Anthony: The family office sector has grown significantly over the last 20 years and has attracted considerable attention from a wide range of service providers in the financial services industry. It has often been thought of chiefly as an investment office, but in fact family offices require regular support from a whole range of professionals, including accountants, wealth planners and lawyers. Gaining access to and understanding the inner workings of a family office is a challenge. In my own experience many firms have struggled to gain access to family offices as potential clients. This is partly down to the inherent discretion of the sector, and partly due to insufficient understanding of the role and workings of a family office. So this course will help STEP members, whatever their profession of origin.
Michael, could you tell us what the course involves and the key aim?
Michael: In terms of the essential components, the course combines pre-reading, attendance at a day-and-a-half workshop and an assessment. The workshop will combine lectures, exercises, role-playing and case studies taken from real-life situations. The goal is to provide an interactive learning experience with an emphasis on practical solutions for your day-to-day job dealing with family offices. The perspective of the course is cross-cultural, in recognition of the increasing globalisation of the family office community.
If I were to describe the aim overall, then I would say that this course is designed to give STEP members a comprehensive insight into all of the critical facets which the family office executive deals with on a daily basis. With their emphasis on discretion and inaccessibility, family offices are often reluctant to disclose more than the bare essentials to outsiders. As a result, service providers develop a very piecemeal understanding of the workings within a family office.
How does the market differ between the US, Europe and Asia?
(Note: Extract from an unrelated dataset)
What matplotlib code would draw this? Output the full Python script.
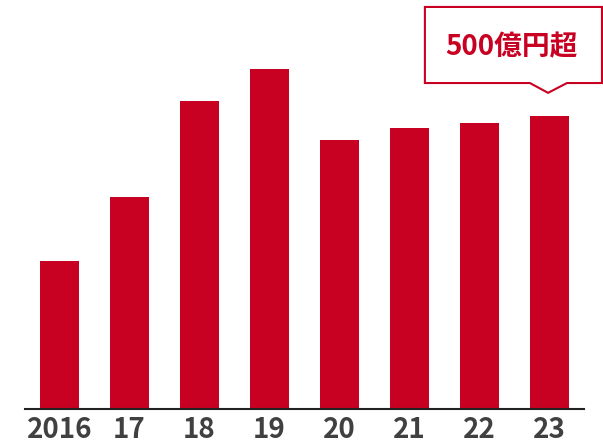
import matplotlib
matplotlib.use("Agg")
import matplotlib.pyplot as plt
from matplotlib.patches import Polygon
from matplotlib.transforms import blended_transform_factory

plt.rcParams['font.family'] = ['Noto Sans CJK JP', 'DejaVu Sans']

years = ['2016', '17', '18', '19', '20', '21', '22', '23']
# values in 億円 (no axis shown)
values = [258, 369, 536, 592, 468, 489, 498, 510]
callout = '500億円超'

red = '#C80021'

fig = plt.figure(figsize=(6.03, 4.44), dpi=100)
ax = fig.add_axes([25 / 603, 35 / 444, 559 / 603, 409 / 444])

x = list(range(len(years)))
ax.bar(x, values, width=0.557, color=red, zorder=2)
ax.set_xlim(-0.493, 7.493)
ax.set_ylim(0, 712)

ax.set_xticks(x)
ax.set_xticklabels(years, fontsize=20, fontweight='bold', color='#404040')
ax.tick_params(axis='x', length=0, pad=5)
ax.set_yticks([])
for s in ['top', 'left', 'right']:
    ax.spines[s].set_visible(False)
ax.spines['bottom'].set_color('#222222')
ax.spines['bottom'].set_linewidth(1.5)

# callout box pointing at the last bar
trans = blended_transform_factory(ax.transData, ax.transAxes)
tip = x[-1] - 0.02
box = [(5.22, 0.983), (7.75, 0.983), (7.75, 0.797), (tip + 0.27, 0.797),
       (tip, 0.773), (tip - 0.26, 0.797), (5.22, 0.797)]
ax.add_patch(Polygon(box, closed=True, facecolor='white', edgecolor=red,
                     linewidth=1.5, transform=trans, clip_on=False, zorder=3))
ax.text(6.45, 0.885, callout, transform=trans, ha='center', va='center',
        fontsize=20, fontweight='bold', color=red, zorder=4)

fig.savefig('out.png', dpi=100)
Anthony: The family office sector has been established longest in the US. What differentiates this market is extensive academic research on the domestic industry and a greater transparency within the sector, facilitated in part by a single, unified tax system. By contrast, the market in Europe is often characterised by extreme privacy and complex cross-jurisdictional structures. Less academic research has been done on it and it has only reached its industry significance over the last ten or so years. Asia is the largest source of new wealth but is the least developed of the three regions, although it shares some of the same complexities of the European family office market in terms of accessibility and cross-border wealth-planning solutions, with the added complexity of developing economy issues.
What does it take to establish a family office unit in a service-provider organisation?
Anthony: Family offices require products and services such as company administration, trust administration, tax planning, reporting and aggregation of investment accounts, all of which need a thorough understanding of the wider family office universe (e.g. of the strategy and asset allocation of the family office). Developing a relationship with a family office requires long-term commitment and appropriate resources. Essentially, there is no quick shortcut to gaining the favour of professionals and family members within a family office.
This course is key to helping formulate a family office strategy for service providers who wish to set up a dedicated family office unit. As a rule of thumb, any commitment of less than 18 months or two years is unlikely to see any measurable ROI or the establishment of long-term relationships.
How has the professional infrastructure changed?
Michael: Many professionals who have long worked for large institutions in the financial services industry have built second careers within the family office sector. In structure, professionalism and from the size of assets under management, family offices are increasingly seen by service providers as institutional investors, requiring sophisticated services and solutions, rather than mere ‘products’. On the one hand, this poses a heightened challenge for STEP members to have the right long-term, coherent strategy to serve this market. On the other, the professionally run family offices are more likely to be receptive to the service offerings of STEP-affiliated firms.
How have the needs of family offices evolved in the past 20 years?
Anthony: Though family offices have long existed in the US, the emergence of the current model of the family or private office in Europe and Asia is more recent. Twenty years ago, the prevailing structure in Europe was that of the estate office, consisting of a legal advisor, accountant and specialist in land management. In the modern family office, the need for legal and accounting expertise remains, whether internal or outsourced. However, the primary focus is now on managing financial investments and structuring wealth for future generations. As a result, the modern family office requires the services of professional investment managers, IT experts and those familiar with cross-border tax issues. Hence this is ripe territory for STEP members and requires the sort of skillset that many TEPs can offer.